La fecha recuerda el momento en que el Grupo de Trabajo sobre Poblaciones Indígenas de la Subcomisión de Prevención de Discriminaciones y Protección a las Minorías celebró su primera reunión en 1992. Esto quiere decir que el día celebra no las luchas de los pueblos indígenas, sino el momento en que la ONU se acordó de ellos y ellas, cinco siglos después de que los dueños del mundo iniciaran su exterminio, para garantizar el saqueo de los territorios, y someterlos a servidumbre y esclavitud.
No está mal que haya un día que recuerde los derechos logrados en cinco siglo de resistencias de los pueblos. Pero no está bien que se pretenda remendar con ese día, el olvido intenso de un mundo racista, patriarcal, capitalista, que a lo largo de los años les quitó las tierras que habitaban, los expulsó de sus lugares ancestrales, realizó sucesivos genocidios, puso en la clandestinidad a sus culturas, invisibilizó su lugar en la historia, en los saberes, en las creaciones.
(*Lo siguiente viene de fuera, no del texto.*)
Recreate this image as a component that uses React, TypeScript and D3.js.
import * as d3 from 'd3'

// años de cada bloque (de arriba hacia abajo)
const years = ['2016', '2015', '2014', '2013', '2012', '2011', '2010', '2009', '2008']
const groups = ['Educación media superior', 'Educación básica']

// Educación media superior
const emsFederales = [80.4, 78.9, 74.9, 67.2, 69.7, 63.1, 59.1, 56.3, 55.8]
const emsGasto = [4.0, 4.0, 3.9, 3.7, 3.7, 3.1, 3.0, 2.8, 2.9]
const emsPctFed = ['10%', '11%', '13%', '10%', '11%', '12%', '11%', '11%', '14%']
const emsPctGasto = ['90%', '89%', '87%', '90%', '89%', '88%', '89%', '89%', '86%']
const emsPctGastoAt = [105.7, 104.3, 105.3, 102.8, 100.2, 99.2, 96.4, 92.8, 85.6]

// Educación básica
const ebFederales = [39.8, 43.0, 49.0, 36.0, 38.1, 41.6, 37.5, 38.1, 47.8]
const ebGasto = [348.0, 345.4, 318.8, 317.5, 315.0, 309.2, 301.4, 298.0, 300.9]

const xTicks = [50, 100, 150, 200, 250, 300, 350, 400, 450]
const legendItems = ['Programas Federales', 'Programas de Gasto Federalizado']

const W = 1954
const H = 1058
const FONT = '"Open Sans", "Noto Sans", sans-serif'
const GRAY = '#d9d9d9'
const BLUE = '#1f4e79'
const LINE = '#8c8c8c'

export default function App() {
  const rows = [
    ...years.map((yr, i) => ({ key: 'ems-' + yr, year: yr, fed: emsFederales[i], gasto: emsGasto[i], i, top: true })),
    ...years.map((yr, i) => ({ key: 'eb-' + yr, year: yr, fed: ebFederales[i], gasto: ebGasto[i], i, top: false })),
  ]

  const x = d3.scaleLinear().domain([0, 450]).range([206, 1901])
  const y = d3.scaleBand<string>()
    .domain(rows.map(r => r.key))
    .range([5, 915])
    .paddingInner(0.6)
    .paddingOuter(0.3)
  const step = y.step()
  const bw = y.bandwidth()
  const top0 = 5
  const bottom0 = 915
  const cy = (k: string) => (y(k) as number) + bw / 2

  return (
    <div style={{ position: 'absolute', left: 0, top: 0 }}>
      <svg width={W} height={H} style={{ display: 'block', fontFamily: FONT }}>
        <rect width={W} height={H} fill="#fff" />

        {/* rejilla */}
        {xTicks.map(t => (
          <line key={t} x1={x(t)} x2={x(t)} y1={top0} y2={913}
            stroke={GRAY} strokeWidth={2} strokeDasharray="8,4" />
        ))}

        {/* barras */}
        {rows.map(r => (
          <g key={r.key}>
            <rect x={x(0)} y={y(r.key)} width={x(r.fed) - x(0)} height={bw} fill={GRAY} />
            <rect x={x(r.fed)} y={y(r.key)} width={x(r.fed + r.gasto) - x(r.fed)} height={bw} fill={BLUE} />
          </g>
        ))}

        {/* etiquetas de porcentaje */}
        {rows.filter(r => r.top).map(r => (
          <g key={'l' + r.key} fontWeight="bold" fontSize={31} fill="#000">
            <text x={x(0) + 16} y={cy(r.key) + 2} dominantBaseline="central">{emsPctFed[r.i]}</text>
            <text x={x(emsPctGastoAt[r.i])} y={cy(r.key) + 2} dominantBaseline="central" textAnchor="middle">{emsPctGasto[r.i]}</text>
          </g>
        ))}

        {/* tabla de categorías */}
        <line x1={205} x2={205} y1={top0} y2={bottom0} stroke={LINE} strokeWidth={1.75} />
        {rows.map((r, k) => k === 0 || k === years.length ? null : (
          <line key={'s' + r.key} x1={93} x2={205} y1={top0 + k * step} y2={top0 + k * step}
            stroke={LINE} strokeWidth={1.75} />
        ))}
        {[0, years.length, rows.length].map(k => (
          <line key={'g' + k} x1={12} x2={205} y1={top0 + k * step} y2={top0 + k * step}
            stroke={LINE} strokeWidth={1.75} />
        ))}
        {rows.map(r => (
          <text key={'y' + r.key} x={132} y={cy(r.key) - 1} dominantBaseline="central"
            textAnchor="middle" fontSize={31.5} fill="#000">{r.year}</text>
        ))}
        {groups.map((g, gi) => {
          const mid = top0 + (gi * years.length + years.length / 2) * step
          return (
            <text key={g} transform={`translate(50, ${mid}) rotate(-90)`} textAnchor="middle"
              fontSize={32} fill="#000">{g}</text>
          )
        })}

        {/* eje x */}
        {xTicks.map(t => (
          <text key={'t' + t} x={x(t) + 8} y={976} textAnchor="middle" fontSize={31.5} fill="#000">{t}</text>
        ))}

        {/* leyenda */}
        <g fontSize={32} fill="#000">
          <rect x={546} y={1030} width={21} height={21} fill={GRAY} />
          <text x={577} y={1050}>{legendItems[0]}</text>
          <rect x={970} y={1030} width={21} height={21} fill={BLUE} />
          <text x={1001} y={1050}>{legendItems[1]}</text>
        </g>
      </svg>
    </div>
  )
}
Si los patriarcas coloniales de las Naciones Unidas quisieran que los derechos de los pueblos originarios sean reconocidos, cuidados, y vueltos prácticas cotidianas, deberían impedir que las corporaciones transnacionales continúen la invasión de sus territorios. Deberían impedir que sigan muriendo hermanos y hermanas de los pueblos originarios del continente, por defender sus tierras y sus ríos.
Deberían cuidar a las Berta Cáceres. Y deberían hacer justicia frente a sus asesinatos, suspendiendo la construcción de mega represas hidroeléctricas que matan los ríos, los bosques, las semillas. Deberían darle a Fidelia, hermana mapuche, la titularidad del espacio que habita. Deberían exigir al Estado Chileno que deje en libertad a la Machi Francisca Linconao, presa política mapuche, y que se haga justicia por el asesinato de Matías Catrileo. Deberían liberar al lonko Facundo Jones Huala y dejar de criminalizar las luchas de las comunidades y pueblos originarios, y dejar de destruir los territorios que ellos y ellas cuidan.
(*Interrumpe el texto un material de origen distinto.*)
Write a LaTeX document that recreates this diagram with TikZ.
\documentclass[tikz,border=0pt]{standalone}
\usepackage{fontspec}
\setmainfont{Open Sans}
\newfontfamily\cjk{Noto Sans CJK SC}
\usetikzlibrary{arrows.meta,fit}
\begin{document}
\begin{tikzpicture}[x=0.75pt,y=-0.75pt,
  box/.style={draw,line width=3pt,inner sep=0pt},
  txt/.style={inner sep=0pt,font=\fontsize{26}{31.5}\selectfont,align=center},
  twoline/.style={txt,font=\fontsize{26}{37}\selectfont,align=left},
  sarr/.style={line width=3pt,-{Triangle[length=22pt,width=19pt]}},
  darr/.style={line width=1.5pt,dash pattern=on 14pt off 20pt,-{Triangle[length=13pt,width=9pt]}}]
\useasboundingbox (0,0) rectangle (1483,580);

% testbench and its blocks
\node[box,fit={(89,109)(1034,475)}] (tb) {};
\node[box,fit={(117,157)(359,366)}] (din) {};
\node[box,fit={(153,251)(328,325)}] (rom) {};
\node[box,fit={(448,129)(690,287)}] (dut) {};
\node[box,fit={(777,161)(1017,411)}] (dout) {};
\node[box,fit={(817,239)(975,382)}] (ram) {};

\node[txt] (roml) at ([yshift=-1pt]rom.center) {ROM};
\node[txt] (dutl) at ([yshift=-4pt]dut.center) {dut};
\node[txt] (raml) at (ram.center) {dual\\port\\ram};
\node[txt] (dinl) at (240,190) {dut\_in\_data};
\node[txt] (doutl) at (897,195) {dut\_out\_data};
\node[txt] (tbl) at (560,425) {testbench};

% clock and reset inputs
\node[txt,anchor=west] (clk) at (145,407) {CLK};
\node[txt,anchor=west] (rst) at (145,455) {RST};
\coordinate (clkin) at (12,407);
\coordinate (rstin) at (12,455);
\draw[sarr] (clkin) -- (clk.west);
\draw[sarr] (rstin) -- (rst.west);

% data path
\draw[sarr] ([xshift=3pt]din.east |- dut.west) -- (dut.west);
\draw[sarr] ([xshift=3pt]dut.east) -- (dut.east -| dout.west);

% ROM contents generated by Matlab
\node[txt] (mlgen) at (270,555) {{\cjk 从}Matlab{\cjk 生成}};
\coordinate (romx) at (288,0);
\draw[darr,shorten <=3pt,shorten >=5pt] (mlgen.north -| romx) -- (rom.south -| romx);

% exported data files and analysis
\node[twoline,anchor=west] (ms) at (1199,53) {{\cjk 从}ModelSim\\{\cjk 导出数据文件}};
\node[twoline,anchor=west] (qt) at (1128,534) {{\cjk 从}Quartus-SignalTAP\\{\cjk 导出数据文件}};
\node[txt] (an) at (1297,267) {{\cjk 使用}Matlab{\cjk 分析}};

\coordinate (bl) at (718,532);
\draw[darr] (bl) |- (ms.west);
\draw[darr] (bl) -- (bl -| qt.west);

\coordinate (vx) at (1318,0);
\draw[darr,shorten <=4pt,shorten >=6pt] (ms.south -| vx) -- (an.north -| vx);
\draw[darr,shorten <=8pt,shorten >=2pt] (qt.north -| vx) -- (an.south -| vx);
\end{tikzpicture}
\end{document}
La Subcomisión de Protección a las Minorías de la ONU, debería recordar que estos pueblos eran la inmensa mayoría de los habitantes de estas tierras. Y explicar entoncees cómo fue que se volvieron minorías a las que pretenden proteger. Deberían entender que tanta protección, mata. Deberían saber que los pueblos no piden que los protejan los mismos estados que los asesinan. Que los pueblos distinguen los discursos de las prácticas, la hipocresía de los buenos modales. Que los pueblos rechazan sus guerras, sus conquistas, sus invasiones. Que quieren vivir en paz y en libertad. Que no los protejan, que dejen de matarlos. Que no los protejan, que saquen sus armas de los territorios que habitan.
Mi cuerpo es mi territorio. Así dicen las mujeres del feminismo comunitario cuando van pariendo una nueva conciencia, que es semilla y río, árbol, bosque, pradera y camino.
Mi comunidad es mi fuerza Así dicen cuando van entretejiendo los colores diversos de la vida, en un telar de rebeldías.
En el andar colectivo, nos enseñan los secretos del buen vivir, del buen sentir. No de un modelo terminado que debe repetirse como receta universal. El buen vivir, como un ejercicio de múltiples soberanías. Soberanía alimentaria, energética, cultural, espiritual, soberanía sobre los cuerpos. El buen vivir, como un modo de encuentro de los pueblos, en la naturaleza de la que somos parte. El buen vivir, como un enfrentamiento cotidiano a las múltiples opresiones de un sistema colonial, patriarcal, capitalista, gerenciado por los estados desunidos de las “naciones unidas”.
Aprendiendo a volar. Con alas rotas, con cuerpos libres, con dolores y esperanzas en la voz. Este 9 de agosto que recordamos,denunciamos los incumplimientos de promesas de los estados terroristas, los malos gobiernos y sus alianzas mundiales. También utilizamos el impulso para pensar nuestros vuelos, en el calendario que creamos a ritmo de danzas ancestrales, en las que se hacen presentes, todas y todos los olvidados del mundo.